Sidetracked and Sleepless

I am sitting here attempting to update my resume.  It should be an easy task, considering I got one promotion since I last looked at it.  But I took some painkillers and my attention span is not all there (was it ever?).  I stumble upon an article I wrote for an online contest to meet Anthony Bourdain years ago, which I posted on my old blog and I am reposting here.  I enjoy sharing it over and over again because it was the piece which gave me the confidence to write publicly.  I am always crossing my fingers Anthony Bourdain will run across it and want to have coffee with me (a gal can dream, can’t she?).  Plus, this gives me a wonderful excuse to post a mouthwatering picture of maple bacon apple donuts from Dynamo Donuts.  May you always be inspired to cook well and eat well, my friends.

Cooking Well – Why The Hell Not? ~ by Joy Pasamonte Henry

I should be able to provide a slam-dunk answer to the question of what it means to cook well.  I LOVE food.  I love eating it, cooking it, and discovering it.  I should know the answer without batting an eyelash, as if I were nonchalantly telling you my date of birth.  But the pressure of a Bourdanian-critique and my own ambition-driven mental flogging leave my typing fingers immobile and my creative prose barren.

My love affair with food began well before gastronomy was sexy chic.  I was taught that food was sustenance, something to appease the grumbling in my belly and get me through the day.  But I wanted it to be something more.  Even at an innocent age, I wanted the food to speak to me, to offer up a taste of the unknown and make my heart skip a beat at having discovered something magical and belonging only to me. At restaurants, I would order what I hadn’t tried before because it sounded exotic and inspired (like maple-glazed bacon donuts sound to me today).

As my father’s job took our travels deeper into Southeast Asia, my hunger for finding food that tickled my senses and offered up an almost illicit euphoria grew immensely.  A properly fried krupuk crunching slightly inside my mouth and cutting ever so slightly into my tongue, followed by a spicy, perfectly salted bite of my beloved Indonesian nasi goreng sent my salivary glands into a tailspin.  The juicy, sweet burst of longanisa against the inside of my cheek was a welcome partner to the garlic rice and fried egg already tumbling within my mouth.  I became, at an early prepubescent age, a food whore.

A food whore struggling to find the perfect words to say what it means to cook well.

At a deeper glance, at 4:30 in the Godforsaken a.m., when I’m hoping for J.D.Salinger to take possession of my writing self and it doesn’t come close to happening, I calm the hell down and the answer comes to me. We cook well because we can.  We embark on a culinary adventure in the kitchen, whether it is on a daily basis to feed a starving, overworked family or on that special occasion to impress your equally food-obsessed friends, because we have the skills and the means.  So why the hell not do it well?

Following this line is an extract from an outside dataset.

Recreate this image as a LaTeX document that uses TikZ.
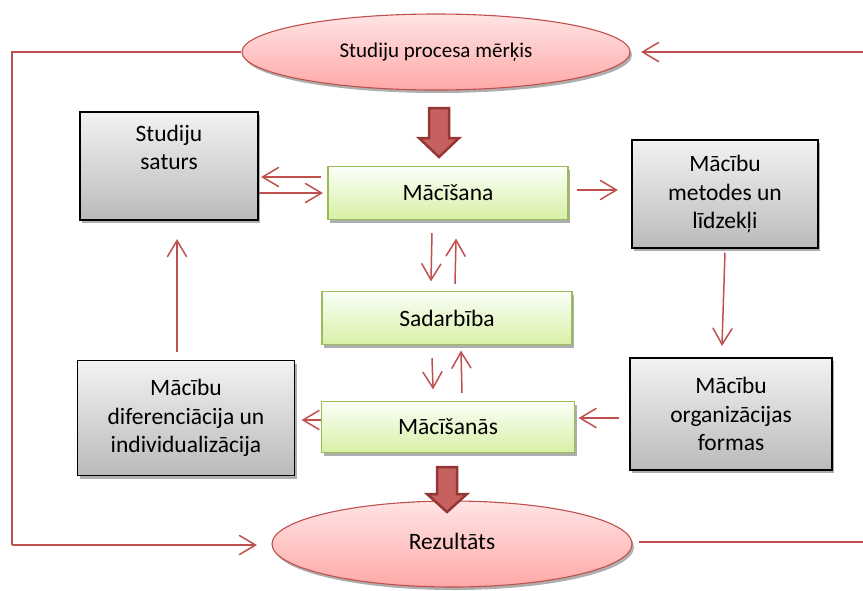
\documentclass[tikz,border=0pt]{standalone}
\usepackage{fontspec}
\setmainfont{Carlito}
\usetikzlibrary{arrows.meta,shadows,calc,shapes.geometric,decorations.markings}
\definecolor{ared}{HTML}{C0504D}
\definecolor{adark}{HTML}{943634}
\definecolor{gborder}{HTML}{9BBB59}
\begin{document}
\begin{tikzpicture}[x=1pt,y=-1pt,
  shadowed/.style={drop shadow={shadow xshift=2pt,shadow yshift=-3pt,fill=black!45,opacity=0.7}},
  graybox/.style={shadowed,draw=black,line width=1.1pt,top color=black!5,bottom color=black!27,
    align=center,inner sep=0pt,font=\fontsize{23.5}{28.5}\selectfont},
  greenbox/.style={shadowed,draw=gborder,line width=1.1pt,top color=green!2!white,bottom color={rgb,255:red,216;green,240;blue,165},
    align=center,inner sep=0pt,font=\fontsize{23.5}{26}\selectfont},
  oval/.style={ellipse,shadowed,draw=ared,line width=1.1pt,top color={rgb,255:red,255;green,228;blue,228},bottom color={rgb,255:red,255;green,168;blue,168},
    inner sep=0pt},
  conn/.style={draw=ared,line width=1.5pt,postaction={decorate},
    decoration={markings,mark=at position 1 with {\draw[draw=ared,line width=1.5pt,line cap=round,line join=miter] (-16pt,9.5pt) -- (0pt,0pt) -- (-16pt,-9.5pt);}}},
  plainconn/.style={draw=ared,line width=1.5pt},
  blockarrow/.style={draw=adark,fill=ared!90!white,line width=2.5pt,line join=miter}
]
\useasboundingbox (0,0) rectangle (863,590);

% ellipses
\node[oval,minimum width=388,minimum height=76,font=\fontsize{21}{24}\selectfont] (goal) at (436,52) {Studiju procesa mērķis};
\node[oval,minimum width=360,minimum height=86,font=\fontsize{23.5}{26}\selectfont] (res) at (452,544) {\raisebox{5pt}{Rezultāts}};

% gray boxes
\node[graybox,minimum width=178,minimum height=108] (saturs) at (169,166) {Studiju\\saturs\\\strut};
\node[graybox,minimum width=186,minimum height=108] (metodes) at (725,194) {Mācību\\metodes un\\līdzekļi};
\node[graybox,minimum width=217,minimum height=115] (difer) at (186,418) {Mācību\\diferenciācija un\\individualizācija};
\node[graybox,minimum width=202,minimum height=112] (formas) at (731,414) {Mācību\\organizācijas\\formas};

% green boxes
\node[greenbox,minimum width=240,minimum height=53] (maci) at (448,193) {Mācīšana};
\node[greenbox,minimum width=250,minimum height=53] (sadar) at (447,318) {Sadarbība};
\node[greenbox,minimum width=253,minimum height=51] (macis) at (448,427) {Mācīšanās};

% block arrows
\draw[blockarrow] (429,108) -- (449,108) -- (449,138) -- (459,138) -- (439,157) -- (419,138) -- (429,138) -- cycle;
\draw[blockarrow] (437,467) -- (457,467) -- (457,494) -- (467,494) -- (447,512) -- (427,494) -- (437,494) -- cycle;

% outer loop
\coordinate (tl) at (12,52);
\coordinate (bl) at (12,545);
\coordinate (tr) at (863,52);
\coordinate (br) at (863,542);
\draw[plainconn] (goal.west) -- (tl) -- (bl);
\draw[conn] (bl) -- ([xshift=-16pt,yshift=-1pt]res.west);
\draw[conn] (tr) -- ([xshift=12pt]goal.east);
\draw[plainconn] ([xshift=6pt,yshift=2pt]res.east) -- (br);

% Macisana <-> saturs
\draw[conn] ([xshift=-6pt,yshift=16pt]maci.west) -- ([xshift=4pt,yshift=-11pt]saturs.east);
\draw[conn] ([xshift=0pt,yshift=-27pt]saturs.east) -- ([xshift=-6pt,yshift=0pt]maci.west);
% Macisana -> metodes
\draw[conn] ([xshift=8pt,yshift=3pt]maci.east) -- ([xshift=-15pt,yshift=4pt]metodes.west);
% Macisana <-> Sadarbiba
\draw[conn] ([xshift=-16pt,yshift=-13pt]maci.south) -- ([xshift=-16pt,yshift=11pt]sadar.north);
\draw[conn] ([xshift=8pt,yshift=7pt]sadar.north) -- ([xshift=8pt,yshift=-20pt]maci.south);
% Sadarbiba <-> Macisanas
\draw[conn] ([xshift=-15pt,yshift=-13pt]sadar.south) -- ([xshift=-15pt,yshift=13pt]macis.north);
\draw[conn] ([xshift=14pt,yshift=8pt]macis.north) -- ([xshift=14pt,yshift=-7pt]sadar.south);
% metodes -> formas
\draw[conn] ([yshift=-4pt]metodes.south) -- ([xshift=-9pt,yshift=13pt]formas.north);
% formas -> Macisanas
\draw[conn] ([xshift=-10pt,yshift=-4pt]formas.west) -- ([xshift=5pt,yshift=9pt]macis.east);
% Macisanas -> difer
\draw[conn] ([xshift=0pt,yshift=7pt]macis.west) -- ([xshift=8pt,yshift=-2pt]difer.east);
% difer -> saturs
\draw[conn] ([xshift=-9pt,yshift=8pt]difer.north) -- ([xshift=8pt,yshift=-20pt]saturs.south);
\end{tikzpicture}
\end{document}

The ability to wield and manipulate the simplest of ingredients to concoct the most complex of tastes goes beyond such carnal feelings as love, desire, and passion.   Cooking well fills our soul with a healthy dose of accomplishment and pride that spills over into the food we cook.  It is a glimpse into who we are at that precise moment.  In a world that shoves us in to all sorts of gut wrenching mediocrity, eating and cooking well are simple acts of taking everyday life by the cojones and saying, “Screw you.  This is going to be f***ing extraordinary.”